Answer: If you are a full-time employee, your employer may designate you as a representative by filing Form 2848, Power of Attorney and Declaration of Representative, with the Internal Revenue Service. The scope of the power of attorney may be limited by restricting the general authority granted by Line 5 of the form to the exact powers the employer wants you to have. There is a check box on Line 5 to authorize signing returns such as Form 941, Employer’s Quarterly Federal Tax Return. The IRS will assign a central authorization file number to you that belongs to you and should not be used by anyone else.
A caution regarding use of Form 2848 is that it revokes previously issued Forms 2848 unless the new form specifies the prior POAs that should not be revoked. Care must be taken to assure that there are no unintended revocations of prior POAs, such as for a tax professional who may be representing your employer in a tax matter. Line 6 on the form is use to prevent revocation of prior 2848 authorizations.
Given that, it may be worthwhile taking a look into an alternative signature method for the CFO. The signature could be set up to be made electronically. This is authorized under Revenue Procedure 2005-39 available at www.irs.gov/businesses/revenue-procedure-2005-39
Essentially the procedure provides that officers using a facsimile means of signature remain personally responsible for ensuring that their facsimile signature is affixed to returns. The person filing the form must retain a letter, signed by the authorized officer, that declares under penalties of perjury that the facsimile signature appearing on the form is the signature adopted by the officer and that the facsimile signature was affixed to the form by the officer or at the officer’s direction.
The letter must list each return by name and identifying number. The letter should not be sent to the IRS unless requested by the agency but must be maintained for at least four years after the due date of the tax return or the date the tax is paid, whichever is later.
From your standpoint, important concerns include whether it is appropriate for you to sign the form and the potential of being considered a responsible person with regard to tax deposit compliance. The instructions for Form 941 specify that the form should be signed by an owner or senior officer of the business--someone who has the knowledge and authority to ensure the taxes are being handled properly.
Signing the forms indicates to the IRS that the signer is in a position to have the responsibility and the authority to ensure that the taxes are properly withheld and deposited. People that have that control may become personally liable for taxes that the business failed to withhold or deposit. This can result in assessment of the unpaid taxes under the trust fund recovery penalty to individuals the IRS identifies as responsible.

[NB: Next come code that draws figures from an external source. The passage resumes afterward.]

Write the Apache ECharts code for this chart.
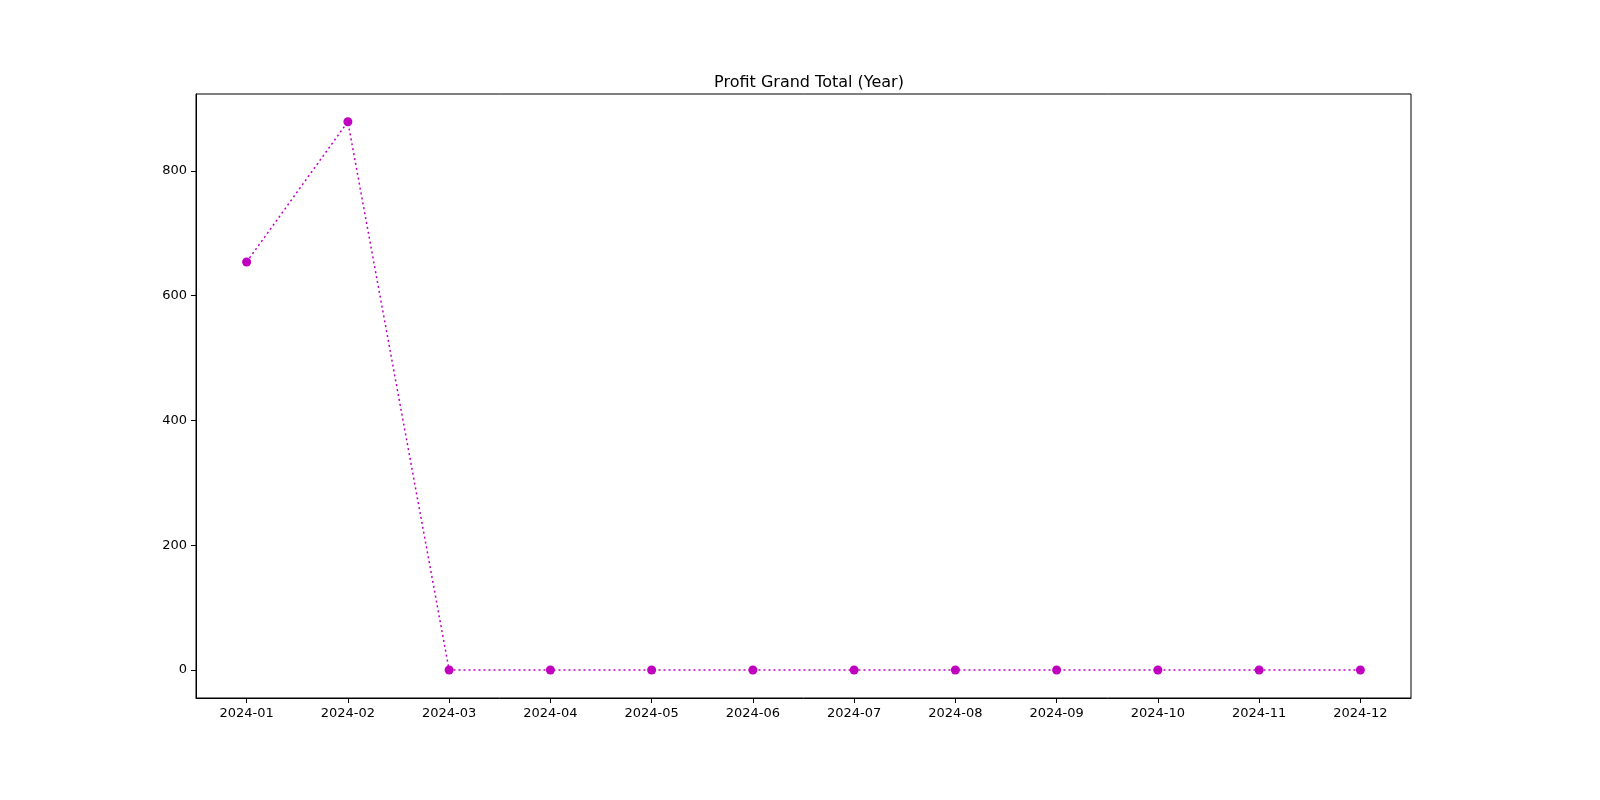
<!DOCTYPE html>
<html><head><meta charset="utf-8">
<script src="https://cdn.jsdelivr.net/npm/echarts@6/dist/echarts.min.js"></script>
<style>html,body{margin:0;padding:0;background:#fff}#c{width:1600px;height:800px}</style>
</head><body><div id="c"></div>
<script>
const categories = ['2024-01','2024-02','2024-03','2024-04','2024-05','2024-06','2024-07','2024-08','2024-09','2024-10','2024-11','2024-12'];
const profit = [654, 879, 0, 0, 0, 0, 0, 0, 0, 0, 0, 0];
const yTicks = [0, 200, 400, 600, 800];
const chart = echarts.init(document.getElementById('c'));
chart.setOption({
  animation: false,
  title: {text: 'Profit Grand Total (Year)', left: 804, top: 70, textAlign: 'center',
    textStyle: {fontFamily: 'DejaVu Sans', fontSize: 16, fontWeight: 'normal', color: '#000'}},
  grid: {left: 196, right: 189, top: 94, bottom: 102, show: true, borderColor: '#000', borderWidth: 1},
  xAxis: {type: 'category', data: categories, boundaryGap: true,
    axisLine: {onZero: false, lineStyle: {color: '#000'}},
    axisTick: {show: true, alignWithLabel: true, lineStyle: {color: '#000'}, length: 5},
    axisLabel: {color: '#000', fontFamily: 'DejaVu Sans', fontSize: 13, margin: 9}},
  yAxis: {type: 'value', min: -44.9, max: 923.4,
    splitLine: {show: false},
    axisLine: {show: true, lineStyle: {color: '#000'}},
    axisTick: {show: true, customValues: yTicks, lineStyle: {color: '#000'}, length: 5},
    axisLabel: {customValues: yTicks, color: '#000', fontFamily: 'DejaVu Sans', fontSize: 13, margin: 9}},
  series: [{type: 'line', data: profit, symbol: 'circle', symbolSize: 9,
    lineStyle: {color: '#bf00bf', type: [2, 3], width: 1.5},
    itemStyle: {color: '#bf00bf'}}]
});
</script></body></html>
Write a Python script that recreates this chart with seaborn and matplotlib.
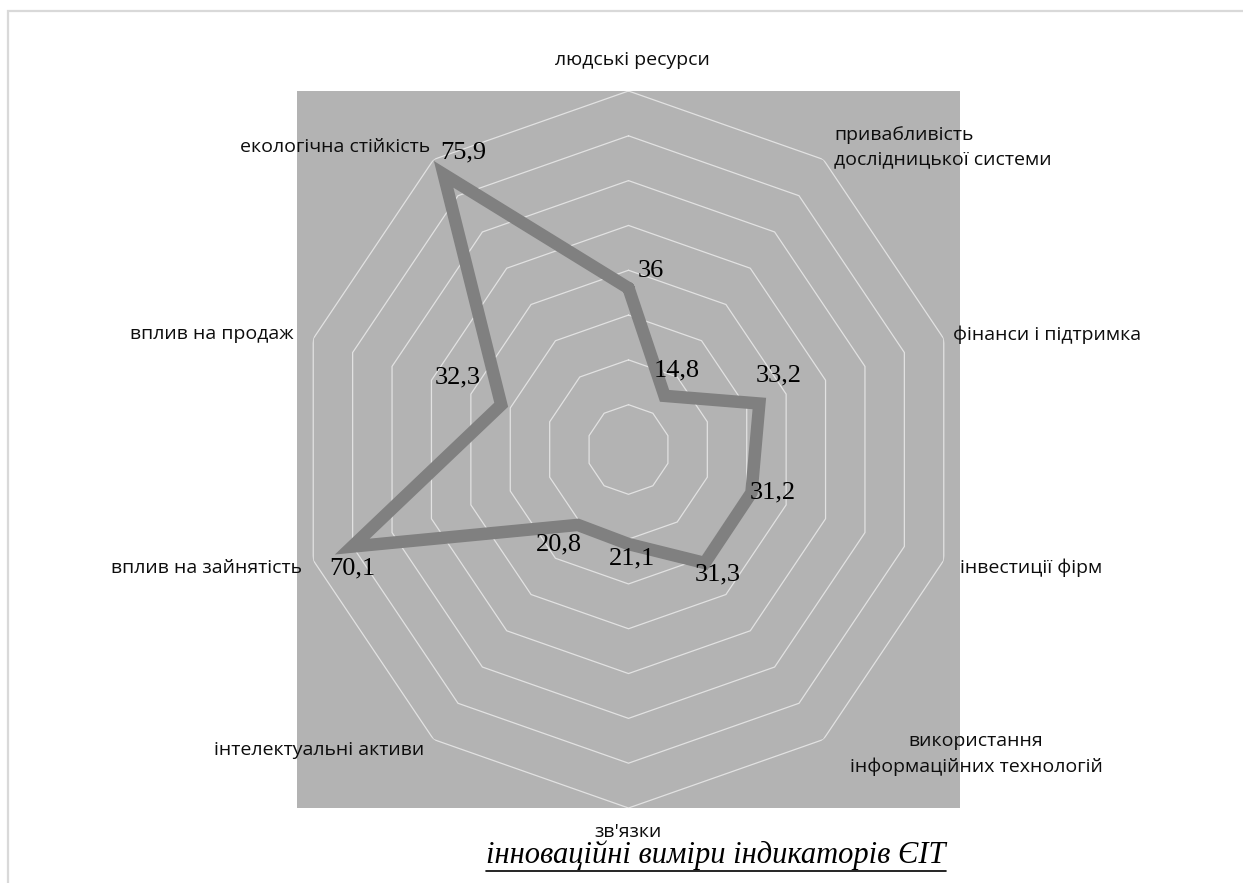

For example, an individual was contacted by the IRS as a possible “responsible person” for purposes of the trust fund recovery penalty. The business had failed to pay taxes it withheld from employees to the government. The reason given for the contact was that this individual had, in the past, signed the company’s 941 Forms. On that basis, the IRS assumed that this person still was in a position to make sure the taxes were properly paid.
There are other duties employees should be careful about assuming. For example, signing checks. In another case, a secretary in an organization was authorized to sign checks. The corporate officers would direct which checks were to be written and signed, but the secretary but had no authority to issue any checks that were not so directed. The IRS contacted the secretary as a possible responsible person because of the signature authority. The IRS considered that signing authority to indicate that the secretary could have paid the taxes.
While Form 2848 grants you the authority to sign the forms. It does not mean that it is otherwise appropriate for you to sign them. That is between you and the owner of the business.